La abstención sube y Orban ha perdido votos (obtuvo el 52,7% en 2010, en las anteriores elecciones); sin embargo, obtiene 133 de 199 escaños. De modo que el «sistema Orban» sigue encandilando a la mayoría. Realimenta sus mitos, finge ser un contrapoder frente al ogro bruselense. El método funciona porque la crítica verdadera se ha refugiado en unas pocas clases urbanas. Como diría un determinado escritor francés, el pensamiento crítico ha sido derrotado.
Secretos del pasado y recristianización
Su obra se traduce también en la entrega de más de medio millar de escuelas municipales (el 10%) a las iglesias católica y protestantes. Orban está aliado con el KDNP (Partido Popular Demócrata-Cristiano), que encabeza un teólogo llamado Zsolt Semjen. Han modificado el sistema de financiación de las iglesias de manera sibilina. Primero, Orban redujo sus ingresos fiscales a la mitad, después ofreció una compensación a las confesiones que el Estado húngaro reconoce. De esa forma son más dependientes del poder y más propicias a avalar su revolución conservadora.

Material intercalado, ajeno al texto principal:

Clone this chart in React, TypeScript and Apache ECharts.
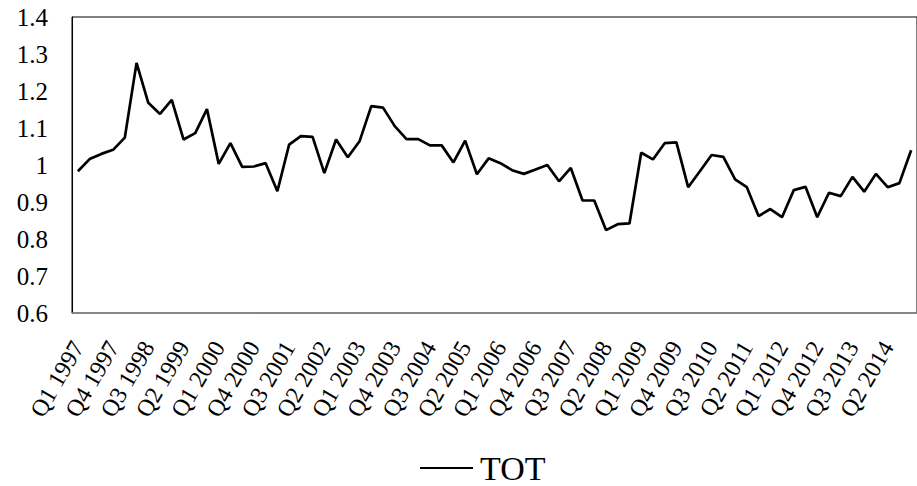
import React, { useEffect, useRef } from "react";
import * as echarts from "echarts";

const YEARS = [1997, 1998, 1999, 2000, 2001, 2002, 2003, 2004, 2005, 2006, 2007, 2008, 2009, 2010, 2011, 2012, 2013, 2014];
const QUARTERS = ["Q1", "Q2", "Q3", "Q4"];
const CATEGORIES: string[] = [];
YEARS.forEach((y) => QUARTERS.forEach((q) => CATEGORIES.push(`${q} ${y}`)));
const LABEL_EVERY = 3;

const SERIES_NAME = "TOT";
const TOT_VALUES = [
  0.983, 1.016, 1.030, 1.041, 1.074, 1.276, 1.168, 1.138, 1.176, 1.069,
  1.086, 1.151, 1.003, 1.059, 0.995, 0.996, 1.005, 0.929, 1.055, 1.078,
  1.076, 0.978, 1.069, 1.021, 1.064, 1.159, 1.155, 1.105, 1.070, 1.070,
  1.053, 1.053, 1.007, 1.066, 0.975, 1.018, 1.005, 0.986, 0.976, 0.988,
  1.000, 0.956, 0.992, 0.904, 0.904, 0.824, 0.840, 0.842, 1.033, 1.015,
  1.059, 1.061, 0.940, 0.983, 1.027, 1.022, 0.961, 0.940, 0.862, 0.881,
  0.859, 0.932, 0.941, 0.859, 0.925, 0.916, 0.968, 0.928, 0.976, 0.940,
  0.951, 1.040,
];

const Y_MIN = 0.6;
const Y_MAX = 1.4;
const Y_INTERVAL = 0.1;

const FONT = "'Liberation Serif', 'Times New Roman', serif";

export default function App() {
  const ref = useRef<HTMLDivElement>(null);
  useEffect(() => {
    if (!ref.current) return;
    const chart = echarts.init(ref.current, undefined, { renderer: "svg" });
    chart.setOption({
      animation: false,
      backgroundColor: "#ffffff",
      grid: {
        left: 72,
        top: 17,
        width: 853.4,
        height: 296,
        show: true,
        borderColor: "#000000",
        borderWidth: 1,
        backgroundColor: "transparent",
      },
      legend: {
        data: [{ name: SERIES_NAME, icon: "rect" }],
        left: 420,
        top: 451,
        itemWidth: 53,
        itemHeight: 2,
        itemGap: 10,
        padding: 0,
        textStyle: { fontFamily: FONT, fontSize: 34, lineHeight: 34, color: "#000", padding: [0, 0, 0, 2] },
        itemStyle: { color: "#000" },
      },
      xAxis: {
        type: "category",
        data: CATEGORIES,
        boundaryGap: true,
        axisTick: { show: false },
        axisLine: { lineStyle: { color: "#898989", width: 1.5 } },
        axisLabel: {
          interval: 0,
          formatter: (v: string, i: number) => (i % LABEL_EVERY === 0 ? v : ""),
          rotate: 60,
          margin: 30,
          fontFamily: FONT,
          fontSize: 24,
          color: "#000",
        },
        splitLine: { show: false },
      },
      yAxis: {
        type: "value",
        min: Y_MIN,
        max: Y_MAX,
        interval: Y_INTERVAL,
        axisLine: { show: true, lineStyle: { color: "#000", width: 1 } },
        axisTick: { show: false },
        splitLine: { show: false },
        axisLabel: {
          margin: 24,
          fontFamily: FONT,
          fontSize: 25,
          color: "#000",
          formatter: (v: number) => String(Math.round(v * 10) / 10),
        },
      },
      series: [
        {
          name: SERIES_NAME,
          type: "line",
          data: TOT_VALUES,
          symbol: "none",
          showSymbol: false,
          lineStyle: { color: "#000", width: 2.7 },
          itemStyle: { color: "#000" },
        },
      ],
    });
    return () => chart.dispose();
  }, []);
  return (
    <div
      ref={ref}
      style={{ position: "fixed", left: 0, top: 0, width: 917, height: 486, background: "#fff" }}
    />
  );
}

El historiador Krsztian Ungvary (Le Monde, 5 de abril) destaca que Orban -a pesar de su anticomunismo radical- mantiene cerrados bajo llave los archivos de la policía del viejo régimen de la época del Pacto de Varsovia. Según Ungvary, se trata de ocultar «el grado de cooperación de varios altos responsables eclesiásticos con el régimen de Janos Kadar» (dirigente comunista tras la invasión soviética de 1956 hasta casi la caída del muro de Berlín). Esos secretos también pueden ser utilizados, si llega el caso, como posible chantaje político ante las jerarquías religiosas ya que -con alguna excepción notable, como el cardenal Joszsef Midnszenty (antinazi primero, anticomunista después)- esas jerarquías se adaptaron a los oprobiosos regímenes del pasado.
Sin embargo, un 45,4% de los húngaros se declara «sin confesión», rechaza hacer constar sus creencias o se dice sencillamente ateo (una minoría). Ese porcentaje se concreta en la escuelas, donde se obliga a optar entre las asignaturas de Ética y Religión. Un 48% opta por la primera opción, un 52% por la segunda.
Desde luego, Orban ha vuelto a ganar las elecciones, aunque no haya logrado evitar la bajada de un 7 por ciento en el porcentaje de votos favorables. Sigue contando con la debilidad de la oposición húngara, con la depresión de la inteligencia crítica y con una débil respuesta europea ante sus periódicos excesos.